Récapitulons. Les conditions d'un bon discours sont les suivantes :

— Son attribution et sa destination excèdent et transcendent les limites habituellement posées à la rhétorique professionnelle, à savoir les espaces publics que sont l'assemblée et le tribunal. Ce sont les hauts lieux de l'opinion, où l'on se contente de vraisemblance, où l'on manipule l'opinion à laquelle de toute façon on se soumet, par principe, que l'on soit un ignorant soi-même, un demi-savant ou un imposteur consommé.

— Le discours est organique. À l'image de l'être vivant, ses parties sont solidaires et valent pour le tout qu'elles constituent. Chaque élément y est à sa place et témoigne de l'harmonie dont les dieux sont garants. Cosmologie, théogonie, ontologie, rhétorique et philosophie concordent superbement. Comme dit Socrate dans sa question oratoire : « Crois-tu qu'il soit possible de concevoir comme il faut la nature de l'âme sans prendre en considération la nature de l'univers ? » (270c).

— Toute complaisance et toute facilité doivent être exclues, qu'il s'agisse d'une vaine recherche d'éloquence, de narcissisme d'auteur, d'orgueil à se faire connaître de la postérité, de séduction perverse, de vaines arguties, de vénalité, de prostitution quelconque, de formalisme, de soumission aux routines et aux autorités.

— L'âme doit parler à l'âme. Pour ce faire, il faut se tenir dans la piété, la religion (au sens originel, équivoque et extensif de ce qui recueille et de ce qui relie, religare et religere, sans exclure le sens détaillé par Benveniste d'un attentive et scrupuleuse attention, que peut incarner la dialectique[28]) ; un signe fort est donné, chez celui qui se connaît lui-même — et connaît les dieux —, par le genre d'inspiration qui lui est familier, prophétique (Apollon), initiatique (Dionysos), poétique (les Muses), érotique (Éros-Aphrodite), p. 282. Il y a un genre de folie attachée à chacune de ces inspirations, un genre de folie à laquelle il ne serait pas raisonnable de ne pas céder. Comme dira plus tard La Rochefoucauld, « Qui vit sans folie n'est pas si sage qu'il croit » (maxime 209). Le Phèdre, dialogue très « littéraire[29] », corrige sensiblement la critique de l'homme conceptuel menée par Nietzsche dans La Naissance de la tragédie, quoique celle-ci soit plus nuancée qu'il n'y paraît :

Si la tragédie avait absorbé en soi toutes les formes d'art antérieures, la même chose peut se dire, dans un sens excentrique, du dialogue platonicien. Fait d'un mélange de tous les styles et de toutes les formes existants, il flotte entre la narration, le lyrisme, le drame, entre la prose et la poésie, et viole, en outre, la loi ancienne et rigoureuse de l'unité de forme et de langage[30].
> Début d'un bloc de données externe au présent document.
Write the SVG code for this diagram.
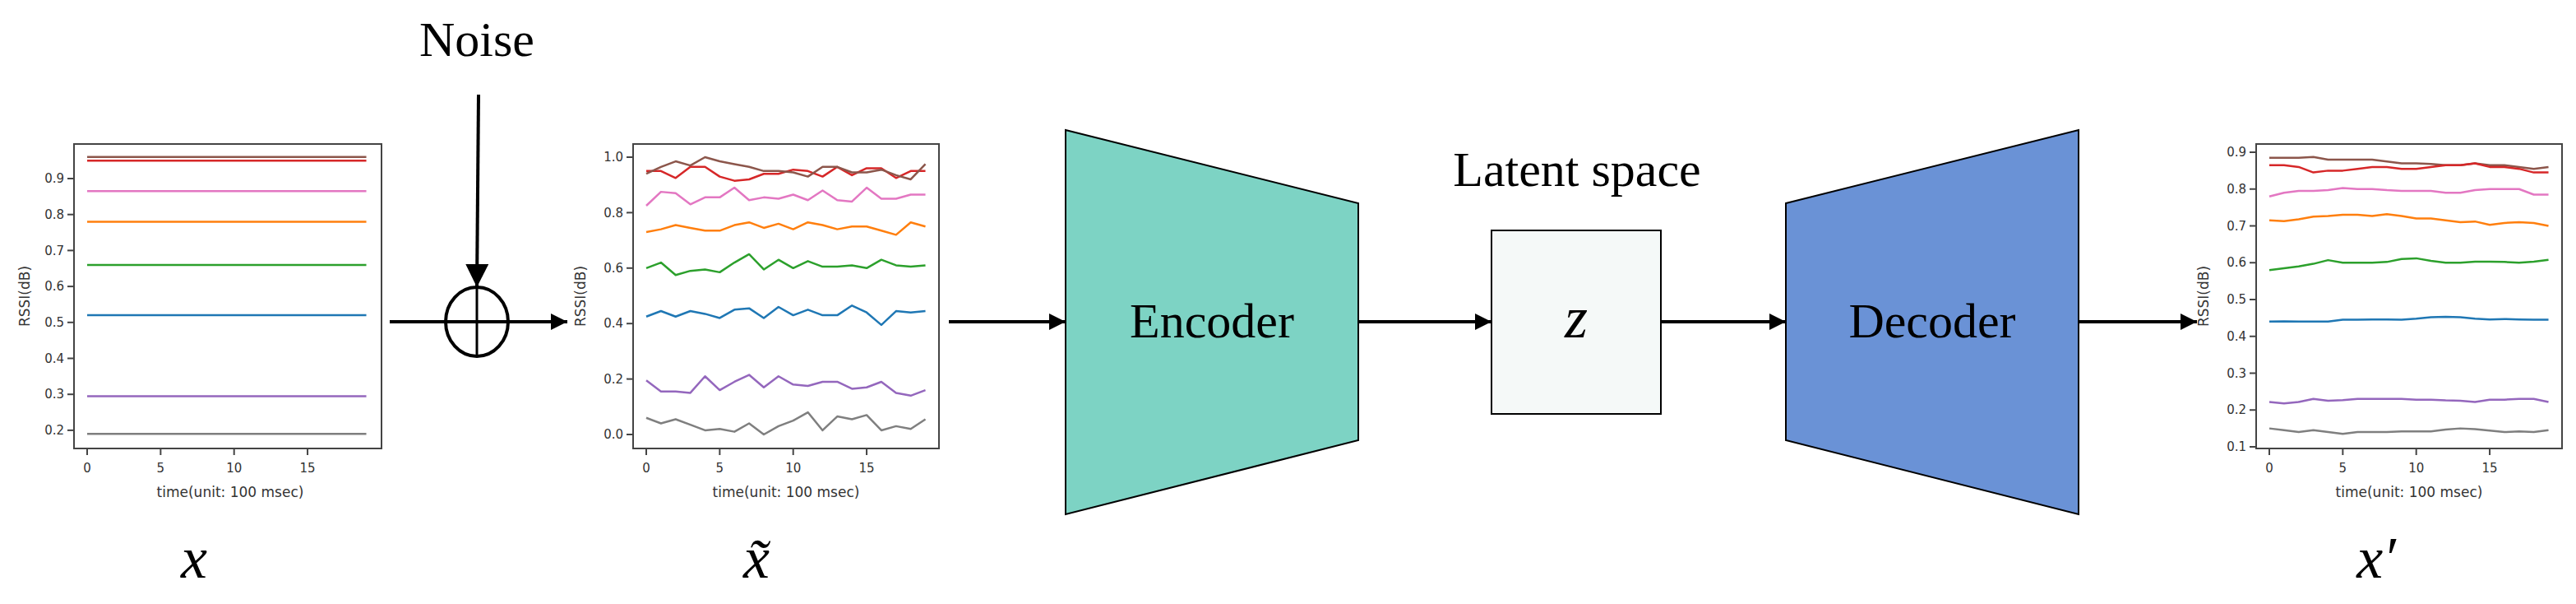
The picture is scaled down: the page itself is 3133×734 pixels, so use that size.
<svg xmlns="http://www.w3.org/2000/svg" width="3133" height="734" viewBox="0 0 3133 734">
<style>
.frame{fill:none;stroke:#444;stroke-width:2}
.tk{stroke:#444;stroke-width:2}
.tl{font-family:"DejaVu Sans",sans-serif;font-size:15px;fill:#333}
.yl{text-anchor:end}
.xl{text-anchor:middle}
.ax{font-family:"DejaVu Sans",sans-serif;font-size:17px;fill:#333;text-anchor:middle}
.d{fill:none;stroke-width:2.5;vector-effect:non-scaling-stroke;stroke-linejoin:round}
.conn{stroke:#000;stroke-width:4;fill:none}
.big{font-family:"Liberation Serif",serif;font-size:60px;fill:#000;text-anchor:middle}
.var{font-family:"Liberation Serif",serif;font-style:italic;font-size:72px;fill:#000;text-anchor:middle}
</style>
<defs>
<marker id="ah" viewBox="0 0 10 10" refX="10" refY="5" markerWidth="5" markerHeight="5" markerUnits="strokeWidth" orient="auto"><path d="M0,0 L10,5 L0,10 z" fill="#000"/></marker>
<marker id="ah2" viewBox="0 0 10 10" refX="10" refY="5" markerWidth="7" markerHeight="7" markerUnits="strokeWidth" orient="auto"><path d="M0,0 L10,5 L0,10 z" fill="#000"/></marker>
</defs>
<rect width="3133" height="734" fill="#fff"/>

<g id="noise">
<text class="big" x="580" y="68">Noise</text>
</g>

<g id="chart-x">
<rect class="frame" x="90" y="175" width="374" height="370"/>
<g class="tk"><line x1="82" y1="522.9" x2="90" y2="522.9"/><line x1="82" y1="479.2" x2="90" y2="479.2"/><line x1="82" y1="435.5" x2="90" y2="435.5"/><line x1="82" y1="391.8" x2="90" y2="391.8"/><line x1="82" y1="348.1" x2="90" y2="348.1"/><line x1="82" y1="304.4" x2="90" y2="304.4"/><line x1="82" y1="260.7" x2="90" y2="260.7"/><line x1="82" y1="217" x2="90" y2="217"/>
<line x1="106" y1="545" x2="106" y2="553"/><line x1="195.35" y1="545" x2="195.35" y2="553"/><line x1="284.7" y1="545" x2="284.7" y2="553"/><line x1="374.05" y1="545" x2="374.05" y2="553"/></g>
<g class="tl yl"><text x="78" y="528">0.2</text><text x="78" y="484">0.3</text><text x="78" y="441">0.4</text><text x="78" y="397">0.5</text><text x="78" y="353">0.6</text><text x="78" y="310">0.7</text><text x="78" y="266">0.8</text><text x="78" y="222">0.9</text></g>
<g class="tl xl"><text x="106" y="574">0</text><text x="195.35" y="574">5</text><text x="284.7" y="574">10</text><text x="374.05" y="574">15</text></g>
<text class="ax" x="280" y="604">time(unit: 100 msec)</text>
<text class="ax" transform="translate(36,360) rotate(-90)">RSSI(dB)</text>
<g transform="matrix(17.87,0,0,-437,106,610.3)">
<polyline class="d" stroke="#8c564b" points="0,0.96 19,0.96"/>
<polyline class="d" stroke="#d62728" points="0,0.95 19,0.95"/>
<polyline class="d" stroke="#e377c2" points="0,0.865 19,0.865"/>
<polyline class="d" stroke="#ff7f0e" points="0,0.78 19,0.78"/>
<polyline class="d" stroke="#2ca02c" points="0,0.66 19,0.66"/>
<polyline class="d" stroke="#1f77b4" points="0,0.52 19,0.52"/>
<polyline class="d" stroke="#9467bd" points="0,0.295 19,0.295"/>
<polyline class="d" stroke="#7f7f7f" points="0,0.19 19,0.19"/>
</g>
</g>

<g id="sum">
<ellipse cx="580" cy="391" rx="38" ry="42" fill="none" stroke="#000" stroke-width="4"/>
<line x1="580" y1="349" x2="580" y2="433" stroke="#000" stroke-width="3"/>
</g>

<g id="chart-xt">
<rect class="frame" x="770" y="175" width="372" height="370"/>
<g class="tk"><line x1="762" y1="528" x2="770" y2="528"/><line x1="762" y1="460.6" x2="770" y2="460.6"/><line x1="762" y1="393.2" x2="770" y2="393.2"/><line x1="762" y1="325.8" x2="770" y2="325.8"/><line x1="762" y1="258.4" x2="770" y2="258.4"/><line x1="762" y1="191" x2="770" y2="191"/>
<line x1="786" y1="545" x2="786" y2="553"/><line x1="875.35" y1="545" x2="875.35" y2="553"/><line x1="964.7" y1="545" x2="964.7" y2="553"/><line x1="1054.05" y1="545" x2="1054.05" y2="553"/></g>
<g class="tl yl"><text x="758" y="533">0.0</text><text x="758" y="466">0.2</text><text x="758" y="398">0.4</text><text x="758" y="331">0.6</text><text x="758" y="264">0.8</text><text x="758" y="196">1.0</text></g>
<g class="tl xl"><text x="786" y="574">0</text><text x="875.35" y="574">5</text><text x="964.7" y="574">10</text><text x="1054.05" y="574">15</text></g>
<text class="ax" x="956" y="604">time(unit: 100 msec)</text>
<text class="ax" transform="translate(712,360) rotate(-90)">RSSI(dB)</text>
<g transform="matrix(17.87,0,0,-337,786,528)">
<polyline class="d" stroke="#d62728" points="0,.95 1,.95 2,.925 3,.965 4,.965 5,.93 6,.915 7,.92 8,.94 9,.94 10,.955 11,.95 12,.93 13,.965 14,.935 15,.96 16,.96 17,.925 18,.95 19,.95"/>
<polyline class="d" stroke="#8c564b" points="0,.94 1,.965 2,.985 3,.97 4,1 5,.985 6,.975 7,.965 8,.95 9,.95 10,.945 11,.93 12,.965 13,.965 14,.945 15,.945 16,.955 17,.935 18,.92 19,.975"/>
<polyline class="d" stroke="#e377c2" points="0,.825 1,.875 2,.87 3,.83 4,.855 5,.855 6,.89 7,.845 8,.855 9,.85 10,.865 11,.845 12,.88 13,.845 14,.84 15,.89 16,.85 17,.85 18,.865 19,.865"/>
<polyline class="d" stroke="#ff7f0e" points="0,.73 1,.74 2,.755 3,.745 4,.735 5,.735 6,.755 7,.765 8,.745 9,.76 10,.74 11,.765 12,.755 13,.74 14,.75 15,.75 16,.735 17,.72 18,.765 19,.75"/>
<polyline class="d" stroke="#2ca02c" points="0,.6 1,.62 2,.575 3,.59 4,.595 5,.585 6,.62 7,.65 8,.595 9,.63 10,.6 11,.625 12,.605 13,.605 14,.61 15,.6 16,.63 17,.61 18,.605 19,.61"/>
<polyline class="d" stroke="#1f77b4" points="0,.425 1,.445 2,.425 3,.445 4,.435 5,.42 6,.45 7,.455 8,.42 9,.46 10,.43 11,.45 12,.43 13,.43 14,.465 15,.44 16,.395 17,.445 18,.44 19,.445"/>
<polyline class="d" stroke="#9467bd" points="0,.195 1,.155 2,.155 3,.15 4,.21 5,.16 6,.19 7,.215 8,.17 9,.21 10,.18 11,.175 12,.19 13,.19 14,.165 15,.17 16,.19 17,.15 18,.14 19,.16"/>
<polyline class="d" stroke="#7f7f7f" points="0,.06 1,.04 2,.055 3,.035 4,.015 5,.02 6,.01 7,.04 8,0 9,.03 10,.05 11,.08 12,.015 13,.065 14,.055 15,.07 16,.015 17,.03 18,.02 19,.055"/>
</g>
</g>

<g id="encoder">
<polygon points="1296,158 1652,247 1652,535 1296,625" fill="#7dd3c4" stroke="#000" stroke-width="2"/>
<text class="big" x="1474" y="410">Encoder</text>
</g>

<g id="latent-label">
<text class="big" x="1918" y="226">Latent space</text>
</g>

<g id="z">
<rect x="1814" y="280" width="206" height="223" fill="#f5f9f8" stroke="#000" stroke-width="2"/>
<text class="var" x="1917" y="410">z</text>
</g>

<g id="decoder">
<polygon points="2172,247 2528,158 2528,625 2172,535" fill="#6a92d6" stroke="#000" stroke-width="2"/>
<text class="big" x="2350" y="410">Decoder</text>
</g>

<g id="chart-xp">
<rect class="frame" x="2744" y="175" width="372" height="370"/>
<g class="tk"><line x1="2736" y1="543" x2="2744" y2="543"/><line x1="2736" y1="498.25" x2="2744" y2="498.25"/><line x1="2736" y1="453.5" x2="2744" y2="453.5"/><line x1="2736" y1="408.75" x2="2744" y2="408.75"/><line x1="2736" y1="364" x2="2744" y2="364"/><line x1="2736" y1="319.25" x2="2744" y2="319.25"/><line x1="2736" y1="274.5" x2="2744" y2="274.5"/><line x1="2736" y1="229.75" x2="2744" y2="229.75"/><line x1="2736" y1="185" x2="2744" y2="185"/>
<line x1="2760" y1="545" x2="2760" y2="553"/><line x1="2849.35" y1="545" x2="2849.35" y2="553"/><line x1="2938.7" y1="545" x2="2938.7" y2="553"/><line x1="3028.05" y1="545" x2="3028.05" y2="553"/></g>
<g class="tl yl"><text x="2732" y="548">0.1</text><text x="2732" y="503">0.2</text><text x="2732" y="459">0.3</text><text x="2732" y="414">0.4</text><text x="2732" y="369">0.5</text><text x="2732" y="324">0.6</text><text x="2732" y="280">0.7</text><text x="2732" y="235">0.8</text><text x="2732" y="190">0.9</text></g>
<g class="tl xl"><text x="2760" y="574">0</text><text x="2849.35" y="574">5</text><text x="2938.7" y="574">10</text><text x="3028.05" y="574">15</text></g>
<text class="ax" x="2930" y="604">time(unit: 100 msec)</text>
<text class="ax" transform="translate(2686,360) rotate(-90)">RSSI(dB)</text>
<g transform="matrix(17.87,0,0,-447.5,2760,587.75)">
<polyline class="d" stroke="#8c564b" points="0,.885 1,.885 2,.885 3,.887 4,.88 5,.88 6,.88 7,.88 8,.875 9,.87 10,.87 11,.868 12,.865 13,.865 14,.87 15,.865 16,.865 17,.86 18,.855 19,.86"/>
<polyline class="d" stroke="#d62728" points="0,.865 1,.865 2,.86 3,.845 4,.85 5,.85 6,.855 7,.86 8,.86 9,.855 10,.855 11,.86 12,.865 13,.865 14,.87 15,.86 16,.86 17,.855 18,.845 19,.845"/>
<polyline class="d" stroke="#e377c2" points="0,.78 1,.79 2,.795 3,.795 4,.797 5,.803 6,.8 7,.8 8,.797 9,.795 10,.795 11,.795 12,.79 13,.79 14,.797 15,.8 16,.8 17,.8 18,.785 19,.785"/>
<polyline class="d" stroke="#ff7f0e" points="0,.715 1,.713 2,.718 3,.725 4,.727 5,.73 6,.73 7,.727 8,.732 9,.727 10,.72 11,.72 12,.715 13,.71 14,.712 15,.703 16,.708 17,.71 18,.708 19,.7"/>
<polyline class="d" stroke="#2ca02c" points="0,.58 1,.585 2,.59 3,.597 4,.607 5,.6 6,.6 7,.6 8,.602 9,.61 10,.612 11,.605 12,.6 13,.6 14,.603 15,.603 16,.602 17,.6 18,.603 19,.608"/>
<polyline class="d" stroke="#1f77b4" points="0,.44 1,.441 2,.44 3,.44 4,.44 5,.445 6,.445 7,.446 8,.446 9,.445 10,.448 11,.452 12,.453 13,.452 14,.448 15,.446 16,.447 17,.446 18,.445 19,.445"/>
<polyline class="d" stroke="#9467bd" points="0,.222 1,.218 2,.222 3,.23 4,.225 5,.227 6,.23 7,.23 8,.23 9,.23 10,.228 11,.228 12,.226 13,.225 14,.222 15,.228 16,.228 17,.23 18,.23 19,.222"/>
<polyline class="d" stroke="#7f7f7f" points="0,.15 1,.145 2,.14 3,.145 4,.14 5,.135 6,.14 7,.14 8,.14 9,.142 10,.142 11,.142 12,.147 13,.15 14,.148 15,.144 16,.14 17,.142 18,.14 19,.145"/>
</g>
</g>

<g id="var-x"><text class="var" x="236" y="702">x</text></g>
<g id="var-xt"><text class="var" x="920" y="702">x̃</text></g>
<g id="var-xp"><text class="var" x="2890" y="702">x′</text></g>

<g id="connectors">
<line class="conn" stroke-width="3" x1="582" y1="115" x2="580" y2="349" marker-end="url(#ah2)"/>
<line class="conn" x1="474" y1="391" x2="690" y2="391" marker-end="url(#ah)"/>
<line class="conn" x1="1154" y1="391" x2="1296" y2="391" marker-end="url(#ah)"/>
<line class="conn" x1="1652" y1="391" x2="1814" y2="391" marker-end="url(#ah)"/>
<line class="conn" x1="2020" y1="391" x2="2172" y2="391" marker-end="url(#ah)"/>
<line class="conn" x1="2528" y1="391" x2="2672" y2="391" marker-end="url(#ah)"/>
</g>
</svg>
Le philosophe poursuit en faisant remarquer l'équilibre rare et instable réalisé en la personne de Socrate, à la fois évidemment dionysiaque et apollinien dans le Phèdre. L'improbable synthèse limite par avance les tentatives d'application de la méthode, même si celle-ci est à entendre (methodos) comme un chemin à suivre. Il n'est peut-être qu'un Holzweg, un sentier qui ne mène nulle part (Heidegger).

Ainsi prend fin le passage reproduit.